Cable networks are different – they don’t need to worry about ratings, just subscriptions. They also don’t have to reach as large an audience. HBO and Showtime set aside a portion of their budget to develop series and in some ways, short series make more sense to them: they spend the budget and then decide whether to spend the money for the next series.
That’s also quite similar to the BBC. They aren’t ratings-driven. Producers can wait until they have enough good scripts for a season.
The networks, however, need ratings. If a show is a hit, they don’t want to have it lose momentum. You could see something like this with Pushing Daisies, which was a solid success before the writer’s strike shut it down. Despite having a nice cliffhanger, it did not do as well when it came back. If the show had continued to run a full season, it might have held its audience better.
Series now also need at least 13 episodes in order to market their DVDs.
TV shows have always been signed for 13 episodes and then resigned for the “back 9” to make 22 episodes a season. It’s been done this way for a long time and I can’t think of any show that has differed from this method in a long time.
No TV series was ever signed for 22 episodes out of the gate. OK, maybe there were a few exceptions. But it was never common as you seem to be implying.
American TV has been making more shows in the last decade than the previous 50 years of television combined. So I honestly don’t know what you’re talking about.

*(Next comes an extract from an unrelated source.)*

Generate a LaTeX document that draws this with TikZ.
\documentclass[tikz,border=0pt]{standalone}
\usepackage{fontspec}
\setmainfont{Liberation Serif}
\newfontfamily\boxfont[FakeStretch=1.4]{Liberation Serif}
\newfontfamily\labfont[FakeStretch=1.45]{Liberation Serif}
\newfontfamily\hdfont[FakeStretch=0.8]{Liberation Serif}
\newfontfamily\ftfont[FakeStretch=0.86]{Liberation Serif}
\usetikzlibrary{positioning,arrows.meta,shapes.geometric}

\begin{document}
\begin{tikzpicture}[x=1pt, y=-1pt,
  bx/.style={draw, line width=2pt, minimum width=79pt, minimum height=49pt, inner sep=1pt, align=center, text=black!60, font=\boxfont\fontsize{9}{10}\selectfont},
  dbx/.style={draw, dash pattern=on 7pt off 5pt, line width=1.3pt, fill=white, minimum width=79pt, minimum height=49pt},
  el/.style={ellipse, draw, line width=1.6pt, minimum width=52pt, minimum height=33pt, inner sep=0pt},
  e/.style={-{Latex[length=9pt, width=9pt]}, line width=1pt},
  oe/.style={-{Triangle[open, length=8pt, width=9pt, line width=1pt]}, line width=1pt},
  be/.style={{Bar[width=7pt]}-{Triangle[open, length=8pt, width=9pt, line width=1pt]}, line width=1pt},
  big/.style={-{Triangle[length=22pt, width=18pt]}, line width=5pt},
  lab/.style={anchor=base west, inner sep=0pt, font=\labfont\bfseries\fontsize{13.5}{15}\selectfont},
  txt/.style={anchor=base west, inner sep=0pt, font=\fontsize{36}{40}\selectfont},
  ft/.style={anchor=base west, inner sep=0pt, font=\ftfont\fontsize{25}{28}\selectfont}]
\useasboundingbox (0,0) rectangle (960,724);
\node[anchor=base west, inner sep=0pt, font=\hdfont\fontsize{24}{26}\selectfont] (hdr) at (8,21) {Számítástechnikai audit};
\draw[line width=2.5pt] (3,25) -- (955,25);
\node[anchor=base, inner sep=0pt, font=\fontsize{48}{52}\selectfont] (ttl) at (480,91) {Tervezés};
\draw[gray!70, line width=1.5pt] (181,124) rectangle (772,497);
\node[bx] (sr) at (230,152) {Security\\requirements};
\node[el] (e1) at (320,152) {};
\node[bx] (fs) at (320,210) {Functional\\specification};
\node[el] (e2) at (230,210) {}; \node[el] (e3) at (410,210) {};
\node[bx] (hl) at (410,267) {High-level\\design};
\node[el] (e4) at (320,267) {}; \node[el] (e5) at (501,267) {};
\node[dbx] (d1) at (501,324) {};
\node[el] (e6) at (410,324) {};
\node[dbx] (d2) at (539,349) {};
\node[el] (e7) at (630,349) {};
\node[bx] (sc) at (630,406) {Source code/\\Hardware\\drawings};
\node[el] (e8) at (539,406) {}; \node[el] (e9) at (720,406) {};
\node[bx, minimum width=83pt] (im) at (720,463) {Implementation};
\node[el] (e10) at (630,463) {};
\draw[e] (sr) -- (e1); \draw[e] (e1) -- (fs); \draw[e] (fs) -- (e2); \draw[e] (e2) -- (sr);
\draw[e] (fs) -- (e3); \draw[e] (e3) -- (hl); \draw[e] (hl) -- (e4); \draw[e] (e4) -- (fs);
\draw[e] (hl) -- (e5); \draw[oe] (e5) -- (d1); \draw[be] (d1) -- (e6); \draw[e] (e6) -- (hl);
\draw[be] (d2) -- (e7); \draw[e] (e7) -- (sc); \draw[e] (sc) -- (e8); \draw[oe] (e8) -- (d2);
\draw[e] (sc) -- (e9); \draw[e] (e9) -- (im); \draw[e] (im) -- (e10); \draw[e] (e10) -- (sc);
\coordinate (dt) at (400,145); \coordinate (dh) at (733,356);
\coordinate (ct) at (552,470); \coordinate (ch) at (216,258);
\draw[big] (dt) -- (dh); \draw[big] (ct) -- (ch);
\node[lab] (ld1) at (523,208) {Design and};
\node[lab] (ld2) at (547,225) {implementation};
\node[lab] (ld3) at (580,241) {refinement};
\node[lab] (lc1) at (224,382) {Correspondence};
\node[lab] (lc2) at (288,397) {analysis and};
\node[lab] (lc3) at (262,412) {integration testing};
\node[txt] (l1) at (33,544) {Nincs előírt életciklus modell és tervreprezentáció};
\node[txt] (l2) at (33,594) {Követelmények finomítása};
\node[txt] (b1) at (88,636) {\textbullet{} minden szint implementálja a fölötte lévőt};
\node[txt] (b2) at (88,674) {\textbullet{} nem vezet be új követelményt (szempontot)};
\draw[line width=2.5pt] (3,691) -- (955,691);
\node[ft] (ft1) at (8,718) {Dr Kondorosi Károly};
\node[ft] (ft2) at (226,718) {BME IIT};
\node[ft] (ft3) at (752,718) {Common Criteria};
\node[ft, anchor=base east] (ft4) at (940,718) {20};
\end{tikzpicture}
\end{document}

A lot of stuff gets reaired on cable channels and I’m confused as to why you think this stuff never gets shown.
As for the Golden Girls, it is immensely popular, even with 20something women. Why wouldn’t a network show it as often as it can?
Wasn’t Joey given a full season order from NBC before it’s pilot was even shot? Look how well that turned out. NBC had very, very high hopes that it would be as popular as Friends. Viewership started out high, but then declined. Still it got renewed for a second season. Then it was cancelled and the last few episodes weren’t even aired.